Thames Water’s Sewage Treatment Works at Cranleigh, Surrey, will use the NSAF (Nitrifying Saturated Air Flotation) plant to purify the 120 litres of wastewater it handles per second.
The NSAF cells in the Bollfilter filtration system use a biological oxidation process to remove microscopic particles. These NSAF cells contain a biomass with microbes which purify the wastewater by feeding on ammonia and other contaminants when ozygen is pumped through.
The Bollfilter filtration system comprises an automatic self-cleaning filter with a manual filter on the bypass line and is designed to protect small pipework in the NSAF plant from risk of damage or blockages from particulates. As Cranleigh is low-lying, the Bollfilter system features a Hidrostal backflush assist pump to ensure efficient performance under the low pressure conditions.

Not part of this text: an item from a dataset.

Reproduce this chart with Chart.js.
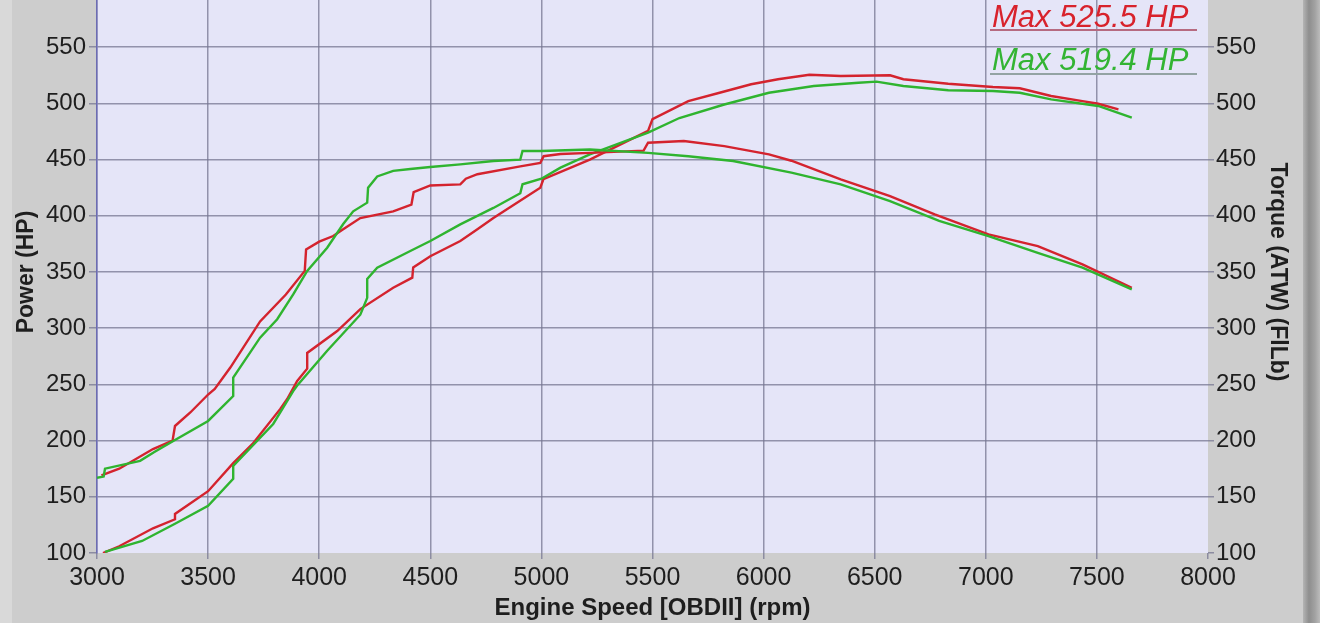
<!DOCTYPE html>
<html lang="en">
<head>
  <meta charset="UTF-8" />
  <title>Dyno Power / Torque</title>
  <script src="https://cdn.jsdelivr.net/npm/chart.js"></script>
  <style>
    html, body {
      margin: 0;
      padding: 0;
      width: 1320px;
      height: 623px;
      overflow: hidden;
      background: #cdcdcd;
      font-family: 'Liberation Sans', Arial, sans-serif;
    }
    .left-strip {
      position: absolute;
      left: 0; top: 0;
      width: 12px; height: 623px;
      background: #d9d9d9;
    }
    .right-strip {
      position: absolute;
      left: 1303px; top: 0;
      width: 17px; height: 623px;
      background: linear-gradient(to right, #b4b4b4, #8e8e8e 35%, #a2a2a2 70%, #bcbcbc);
    }
    .chart-box {
      position: absolute;
      left: 0;
      top: -30px;
      width: 1304px;
      height: 653px;
    }
    .max-label {
      position: absolute;
      left: 992px;
      font-size: 31px;
      line-height: 31px;
      font-style: italic;
      white-space: nowrap;
    }
    .max-line {
      position: absolute;
      left: 990px;
      width: 207px;
      height: 2px;
    }
  </style>
</head>
<body>
  <div class="left-strip"></div>
  <div class="right-strip"></div>
  <div class="chart-box"><canvas id="dyno"></canvas></div>

  <div class="max-label" style="top:1px; color:#d8222c;">Max 525.5 HP</div>
  <div class="max-line" style="top:29px; background:#b66a80;"></div>
  <div class="max-label" style="top:44px; color:#33b433;">Max 519.4 HP</div>
  <div class="max-line" style="top:73px; background:#93a3a3;"></div>

  <script>
    // tick values
    const rpmTicks = [3000, 3500, 4000, 4500, 5000, 5500, 6000, 6500, 7000, 7500, 8000];
    const valueTicks = [100, 150, 200, 250, 300, 350, 400, 450, 500, 550, 600];

    // red run - power (HP)
    const redPowerRpm = [3027, 3100, 3252, 3351, 3351, 3500, 3613, 3700, 3824, 3856, 3901, 3946, 3946, 4081, 4185, 4333, 4419, 4423, 4500, 4635, 4712, 4784, 4995, 5009, 5218, 5480, 5500, 5661, 5802, 5944, 6065, 6206, 6347, 6569, 6629, 6831, 7032, 7153, 7294, 7435, 7506, 7597];
    const redPowerHp = [100, 106, 122, 130, 134.7, 155, 180, 197, 228, 237, 253, 264, 278, 297.5, 317, 336, 345, 354, 364, 377.6, 388, 398, 425, 432.5, 450, 475.5, 486, 502, 509.5, 517, 521.5, 525.5, 524.4, 525, 521.5, 517.5, 514.6, 513.5, 506.6, 502, 499.7, 494.7];

    // green run - power (HP)
    const greenPowerRpm = [3036, 3203, 3351, 3500, 3613, 3613, 3793, 3883, 3905, 4036, 4185, 4216, 4216, 4261, 4410, 4500, 4635, 4784, 4905, 4915, 5000, 5086, 5218, 5480, 5621, 5823, 6024, 6226, 6427, 6508, 6629, 6831, 7032, 7153, 7294, 7506, 7657];
    const greenPowerHp = [101, 110.7, 126, 142, 166, 177.5, 214.8, 244, 250, 280, 312, 327, 343.8, 353.8, 368.7, 377.6, 392.4, 407, 420, 428, 433, 442.8, 454.7, 474, 487, 499, 509.5, 515.5, 518.4, 519.4, 515.5, 511.7, 511, 509.5, 503.6, 497.7, 487.3];

    // red run - torque (ft-lb)
    const redTorqueRpm = [3020, 3100, 3252, 3340, 3351, 3420, 3500, 3530, 3600, 3734, 3850, 3935, 3941, 4000, 4063, 4108, 4185, 4333, 4415, 4425, 4500, 4635, 4660, 4712, 4905, 4995, 5010, 5086, 5218, 5460, 5480, 5641, 5823, 6024, 6125, 6347, 6569, 6770, 7012, 7234, 7435, 7657];
    const redTorqueLbft = [169, 175, 192.5, 200, 213, 225, 241, 246, 265, 306, 330, 351, 370, 377, 382, 388, 398, 404, 410, 421, 427, 428, 433, 437, 444, 447, 453, 455, 456, 458, 465, 466.5, 462, 454.7, 449, 432.5, 417.6, 401.3, 383.5, 373, 356.8, 336];

    // green run - torque (ft-lb)
    const greenTorqueRpm = [3000, 3030, 3036, 3194, 3260, 3351, 3500, 3613, 3613, 3734, 3811, 3883, 3946, 4036, 4108, 4153, 4216, 4220, 4261, 4333, 4410, 4500, 4635, 4784, 4905, 4915, 5000, 5218, 5480, 5661, 5863, 6125, 6347, 6569, 6790, 7012, 7234, 7435, 7657];
    const greenTorqueLbft = [167, 168, 175, 182, 190, 200.6, 217.5, 239.7, 256, 291.6, 308, 330, 351, 371.6, 392.7, 404, 411.7, 425, 435, 440, 441.6, 443.4, 445.8, 448.8, 450, 457.6, 457.6, 459, 456, 453, 448.8, 438.4, 428, 413, 395.4, 382, 367, 353.8, 334.6];

    const RED = '#d4232e';
    const GREEN = '#2fb42f';
    const GRID = 'rgba(118, 118, 146, 0.75)';

    const toPoints = (xs, ys) => xs.map((x, i) => ({ x: x, y: ys[i] }));

    const line = (data, color) => ({
      data: data,
      borderColor: color,
      borderWidth: 2.4,
      pointRadius: 0,
      tension: 0,
      fill: false
    });

    // lavender plot area
    const plotBg = {
      id: 'plotBg',
      beforeDraw(chart) {
        const { ctx, chartArea: a } = chart;
        ctx.save();
        ctx.fillStyle = '#e5e5f8';
        ctx.fillRect(a.left, a.top, a.right - a.left, a.bottom - a.top);
        ctx.restore();
      }
    };

    const FAMILY = "'Liberation Sans', Arial, sans-serif";
    const plain = v => String(v);

    new Chart(document.getElementById('dyno'), {
      type: 'line',
      data: {
        datasets: [
          line(toPoints(greenTorqueRpm, greenTorqueLbft), GREEN),
          line(toPoints(redTorqueRpm, redTorqueLbft), RED),
          line(toPoints(greenPowerRpm, greenPowerHp), GREEN),
          line(toPoints(redPowerRpm, redPowerHp), RED)
        ]
      },
      options: {
        responsive: true,
        maintainAspectRatio: false,
        animation: false,
        layout: { padding: { top: 21, left: 0, right: 0, bottom: 0 } },
        plugins: {
          legend: { display: false },
          tooltip: { enabled: false }
        },
        scales: {
          x: {
            type: 'linear',
            min: 3000,
            max: 8000,
            afterBuildTicks: s => { s.ticks = rpmTicks.map(v => ({ value: v })); },
            afterFit: s => { s.height = 70; },
            border: { display: false },
            grid: {
              color: c => (c.tick && c.tick.value === 8000) ? 'transparent' : GRID,
              tickColor: GRID,
              lineWidth: 1.5,
              tickLength: 6
            },
            ticks: { color: '#1e1e1e', font: { family: FAMILY, size: 25 }, padding: 4, maxRotation: 0, callback: plain },
            title: {
              display: true,
              text: 'Engine Speed [OBDII] (rpm)',
              color: '#1e1e1e',
              font: { family: FAMILY, size: 24, weight: 'bold' },
              padding: { top: 0, bottom: 0 }
            }
          },
          y: {
            position: 'left',
            min: 100,
            max: 600,
            afterBuildTicks: s => { s.ticks = valueTicks.map(v => ({ value: v })); },
            afterFit: s => { s.width = 97; },
            border: { display: true, color: '#6c6cb4', width: 1.5 },
            grid: {
              color: c => (c.tick && c.tick.value === 100) ? 'transparent' : GRID,
              tickColor: GRID,
              lineWidth: 1.5,
              tickLength: 8
            },
            ticks: { color: '#1e1e1e', font: { family: FAMILY, size: 24 }, padding: 3, callback: plain },
            title: {
              display: true,
              text: 'Power (HP)',
              color: '#1e1e1e',
              font: { family: FAMILY, size: 23, weight: 'bold' },
              padding: { top: 13, bottom: 0 }
            }
          },
          y2: {
            position: 'right',
            min: 100,
            max: 600,
            afterBuildTicks: s => { s.ticks = valueTicks.map(v => ({ value: v })); },
            afterFit: s => { s.width = 96; },
            border: { display: false },
            grid: {
              drawOnChartArea: false,
              tickColor: GRID,
              lineWidth: 1.5,
              tickLength: 6
            },
            ticks: { color: '#1e1e1e', font: { family: FAMILY, size: 24 }, padding: 2, callback: plain },
            title: {
              display: true,
              text: 'Torque (ATW) (FlLb)',
              color: '#1e1e1e',
              font: { family: FAMILY, size: 23, weight: 'bold' },
              padding: { top: 13, bottom: 0 }
            }
          }
        }
      },
      plugins: [plotBg]
    });
  </script>
</body>
</html>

Julian Dempster, Black & Veatch M&E coordinator said: “The NSAF plant is a continual process. If particulates enter the system they can foul the NSAF media and can cause blockages. The Boll system, which operates continually with an automatic backflushing cycle, removes the need for manual cleaning and prevents plant downtime.”
The Cranleigh Plant also has another Boll 6.18 automatic filter fitted on the washwater system to protect nozzles on the inlet works plant from blocking.